Der neue Tunnelofen hat 300 000 Euro gekostet. Insgesamt will RHI 7,2 Millionen Euro am Standort investieren. Auf der bisherigen Dolomit-Schiene können künftig ebenso die Produkte aus dem Magnesit-Rohmaterial gebrannt werden. Außerdem ist nun über der Brennzone eine Isolierschicht eingebaut worden, damit so wenig wie möglich Abluft entweichen kann. Schneider betonte: »Wir messen den Volumenstrom«. Die Umwelt werde nicht mit Abgasen belastet, und der Betrieb spare Energiekosten. »Das Geld nutzen wir lieber für die Fortbildung. Meine Mitarbeiter sind alle mündig.« Gesucht würden aktuell noch Fachkräfte in den Bereichen Elektro und Mechanik.
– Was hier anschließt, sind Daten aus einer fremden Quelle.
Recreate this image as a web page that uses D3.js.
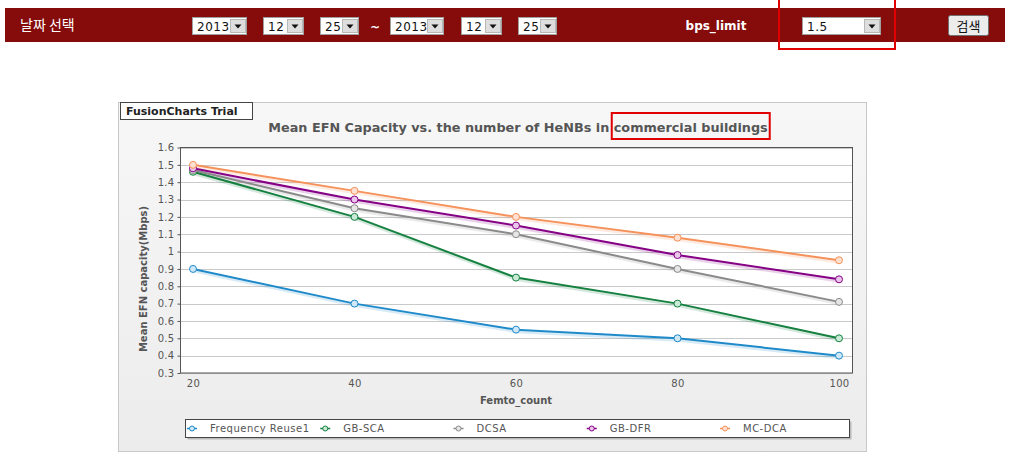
<!DOCTYPE html>
<html><head><meta charset="utf-8">
<script src="https://cdn.jsdelivr.net/npm/d3@7"></script>
<style>body{margin:0;background:#fff;}svg{display:block;}</style>
</head><body>
<svg id="c" width="1012" height="461"></svg>
<script>
const femtoCounts = [20, 40, 60, 80, 100];
const seriesNames = ["Frequency Reuse1", "GB-SCA", "DCSA", "GB-DFR", "MC-DCA"];
const freqReuse1 = [0.90, 0.70, 0.55, 0.50, 0.40];
const gbSca = [1.46, 1.20, 0.85, 0.70, 0.50];
const dcsa = [1.47, 1.25, 1.10, 0.90, 0.71];
const gbDfr = [1.48, 1.30, 1.15, 0.98, 0.84];
const mcDca = [1.50, 1.35, 1.20, 1.08, 0.95];
const yTicks = [0.3,0.4,0.5,0.6,0.7,0.8,0.9,1.0,1.1,1.2,1.3,1.4,1.5,1.6];
const seriesColors = ["#1f8ac9", "#158040", "#8a8a8a", "#850085", "#f5915a"];
const seriesFills = ["#cfe8f7", "#c9ead6", "#e6e6e6", "#e9c6ea", "#fde0cf"];
const titleText = "Mean EFN Capacity vs. the number of HeNBs in ";
const titleHighlight = "commercial buildings";
const yAxisTitle = "Mean EFN capacity(Mbps)";
const xAxisTitle = "Femto_count";

const seriesValues = [freqReuse1, gbSca, dcsa, gbDfr, mcDca];
const FONT = "Verdana, 'DejaVu Sans', sans-serif";
const svg = d3.select("#c");

// ---------- header bar ----------
svg.append("rect").attr("x",5).attr("y",8).attr("width",1000).attr("height",34).attr("fill","#860b0b");
svg.append("text").attr("x",20).attr("y",30).attr("fill","#fff")
  .attr("font-family","'Noto Sans CJK KR', sans-serif").attr("font-size",14).text("날짜 선택");

function selectBox(x, w, label){
  const g = svg.append("g");
  g.append("rect").attr("x",x+0.5).attr("y",17.5).attr("width",w).attr("height",17)
    .attr("fill","#fff").attr("stroke","#a0a0a0");
  g.append("text").attr("x",x+5).attr("y",30.5).attr("font-family",FONT).attr("font-size",12)
    .attr("fill","#111").attr("letter-spacing",0.5).text(label);
  const bx = x + w - 16;
  g.append("rect").attr("x",bx+0.5).attr("y",19.5).attr("width",15).attr("height",13)
    .attr("fill","#dedede").attr("stroke","#b8b8b8");
  g.append("path").attr("d",`M${bx+4.5},${24.5} L${bx+11.5},${24.5} L${bx+8},${28.5}Z`).attr("fill","#111");
}
selectBox(192, 54, "2013");
selectBox(263, 40, "12");
selectBox(320, 38, "25");
svg.append("text").attr("x",375).attr("y",31).attr("text-anchor","middle").attr("fill","#fff")
  .attr("font-family",FONT).attr("font-size",12).attr("font-weight","bold").text("~");
selectBox(390, 53, "2013");
selectBox(461, 40, "12");
selectBox(518, 38, "25");
svg.append("text").attr("x",716).attr("y",30).attr("text-anchor","middle").attr("fill","#fff")
  .attr("font-family",FONT).attr("font-size",12).attr("font-weight","bold").text("bps_limit");
selectBox(802, 78, "1.5");
// search button
svg.append("rect").attr("x",948.5).attr("y",15.5).attr("width",40).attr("height",20).attr("rx",2)
  .attr("fill","#ececec").attr("stroke","#707070");
svg.append("text").attr("x",968.5).attr("y",30.5).attr("text-anchor","middle").attr("fill","#111")
  .attr("font-family","'Noto Sans CJK KR', sans-serif").attr("font-size",13).text("검색");
// red highlight box
svg.append("rect").attr("x",779).attr("y",-2).attr("width",116).attr("height",51)
  .attr("fill","none").attr("stroke","#e00000").attr("stroke-width",2);

// ---------- chart frame ----------
const defs = svg.append("defs");
const bg = defs.append("linearGradient").attr("id","bg").attr("x1",0).attr("y1",0).attr("x2",0).attr("y2",1);
bg.append("stop").attr("offset","0%").attr("stop-color","#f7f7f7");
bg.append("stop").attr("offset","100%").attr("stop-color","#ececec");
svg.append("rect").attr("x",118.5).attr("y",102.5).attr("width",748).attr("height",349)
  .attr("fill","url(#bg)").attr("stroke","#c8c8c8");
svg.append("rect").attr("x",120.5).attr("y",102.5).attr("width",132).attr("height",17)
  .attr("fill","#fff").attr("stroke","#444");
svg.append("text").attr("x",126).attr("y",115).attr("font-family",FONT).attr("font-size",11)
  .attr("font-weight","bold").attr("fill","#222").text("FusionCharts Trial");

// ---------- plot ----------
const plot = {left:180.5, right:852.5, top:147.5, bottom:373};
const x = d3.scaleLinear().domain([d3.min(femtoCounts), d3.max(femtoCounts)]).range([193, 839]);
const y = d3.scaleLinear().domain([d3.min(yTicks), d3.max(yTicks)]).range([plot.bottom, plot.top]);

svg.append("rect").attr("x",plot.left).attr("y",plot.top).attr("width",plot.right-plot.left)
  .attr("height",plot.bottom-plot.top).attr("fill","#fff");

// grid
svg.append("g").selectAll("line").data(yTicks).join("line")
  .attr("x1",plot.left).attr("x2",plot.right)
  .attr("y1",d=>Math.round(y(d))+0.5).attr("y2",d=>Math.round(y(d))+0.5)
  .attr("stroke","#c9c9c9").attr("stroke-width",1);

// y axis
const yAxis = d3.axisLeft(y).tickValues(yTicks).tickSize(3).tickPadding(3)
  .tickFormat(d => String(+d.toFixed(1)));
const yg = svg.append("g").attr("transform",`translate(${plot.left},0)`).call(yAxis);
yg.select(".domain").remove();
yg.selectAll("line").attr("stroke","#555");
yg.selectAll("text").attr("font-family",FONT).attr("font-size",10).attr("fill","#555").attr("letter-spacing",0.3);

// x axis
const xAxis = d3.axisBottom(x).tickValues(femtoCounts).tickSize(0).tickPadding(7);
const xg = svg.append("g").attr("transform",`translate(0,${plot.bottom})`).call(xAxis);
xg.select(".domain").remove();
xg.selectAll("text").attr("font-family",FONT).attr("font-size",10).attr("fill","#555").attr("letter-spacing",0.3);

// plot border
svg.append("rect").attr("x",plot.left).attr("y",plot.top).attr("width",plot.right-plot.left)
  .attr("height",plot.bottom-plot.top).attr("fill","none").attr("stroke","#555");

// lines
const line = d3.line().x((d,i)=>x(femtoCounts[i])).y(d=>y(d));
const sg = svg.append("g");
seriesValues.forEach((vals,k)=>{
  sg.append("path").attr("d",line(vals)).attr("fill","none").attr("stroke",seriesColors[k])
    .attr("stroke-opacity",0.18).attr("stroke-width",3).attr("transform","translate(1,2)");
});
seriesValues.forEach((vals,k)=>{
  sg.append("path").attr("d",line(vals)).attr("fill","none").attr("stroke",seriesColors[k])
    .attr("stroke-width",2);
  sg.selectAll(null).data(vals).join("circle")
    .attr("cx",(d,i)=>x(femtoCounts[i])).attr("cy",d=>y(d)).attr("r",3.5)
    .attr("fill",seriesFills[k]).attr("stroke",seriesColors[k]).attr("stroke-width",1);
});

// titles
const t = svg.append("text").attr("x",518).attr("y",132).attr("text-anchor","middle")
  .attr("font-family",FONT).attr("font-size",12.8).attr("font-weight","bold").attr("fill","#555");
t.append("tspan").text(titleText);
t.append("tspan").text(titleHighlight);
{
  const n = t.node();
  const start = n.getStartPositionOfChar(titleText.length);
  const end = n.getEndPositionOfChar(titleText.length + titleHighlight.length - 1);
  svg.append("rect").attr("x",start.x-2).attr("y",113).attr("width",end.x-start.x+4).attr("height",26)
    .attr("fill","none").attr("stroke","#e00000").attr("stroke-width",2);
}
svg.append("text").attr("transform","translate(147,279) rotate(-90)").attr("text-anchor","middle")
  .attr("font-family",FONT).attr("font-size",10).attr("font-weight","bold").attr("fill","#555").text(yAxisTitle);
svg.append("text").attr("x",516).attr("y",404).attr("text-anchor","middle")
  .attr("font-family",FONT).attr("font-size",10).attr("font-weight","bold").attr("fill","#555").text(xAxisTitle);

// legend
const lg = svg.append("g");
lg.append("rect").attr("x",187.5).attr("y",421.5).attr("width",664).attr("height",18).attr("fill","#999").attr("opacity",0.6);
lg.append("rect").attr("x",185.5).attr("y",419.5).attr("width",664).attr("height",18).attr("fill","#fff").attr("stroke","#444");
const legX = d3.scalePoint().domain(seriesNames).range([192, 725]);
seriesNames.forEach((name,k)=>{
  const cx = legX(name);
  lg.append("line").attr("x1",cx-5).attr("x2",cx+5).attr("y1",428.5).attr("y2",428.5)
    .attr("stroke",seriesColors[k]).attr("stroke-width",1.5);
  lg.append("circle").attr("cx",cx).attr("cy",428.5).attr("r",2.5).attr("fill",seriesFills[k])
    .attr("stroke",seriesColors[k]);
  lg.append("text").attr("x",cx+18).attr("y",432).attr("font-family",FONT).attr("font-size",10)
    .attr("fill","#555").attr("letter-spacing",0.5).text(name);
});
</script>
</body></html>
Interessierte sollten sich bitte melden.
Das Werk läuft laut Werksleiter mit Grünstrom. Die zwei Öfen werden mit Gas betrieben und künftig auch mit LNG, verflüssigtem Erdgas. Auf dem Gelände werde dafür ein 48 Tonnen fassender Tank installiert.
Der Einstieg in die Wasserstoff-Gewinnung als Energiequelle, herzustellen über die Stromspeicher der hiesigen Windparks, sei geplant.
»Kleiner Beitrag des Landes«
Staatssekretär Deutschendorf fand es eine »spannende Geschichte«, dass ein Werk dessen Ende schon beschlossen war, nun erhalten und erweitert wird. Den »kleinen Beitrag des Landes Hessen« erwähnte er auch. Wirtschaftsminister Tarek Al-Wazir habe mit Bahnchef Berthold Huber direkt darüber verhandelt, dass die Bahn die Strecke an die Hessische Landesbahn (HLB) übergibt und der Güterverkehr für RHI wieder rollen kann. Mitte Juni würden die Gleisbauarbeiten beginnen. Für das zweite oder dritte Jahresquartal plane die HLB die Planungsleistungen für den Personenverkehr auf der gesamten Lumdatalbahn auszuschreiben.
Tim Steenvoorden dankte der Belegschaft, dem Betriebsrat und der Politik für die Zusammenarbeit.
Nächstes Jahr steht die große Herausforderung an, die Schneider genauer beschrieb. 50 Tonnen Jahrestonnage wie zu den besten Zeiten der »Schamott« seien angestrebt. Man wolle der drittgrößte Produktionsstandort von RHI werden.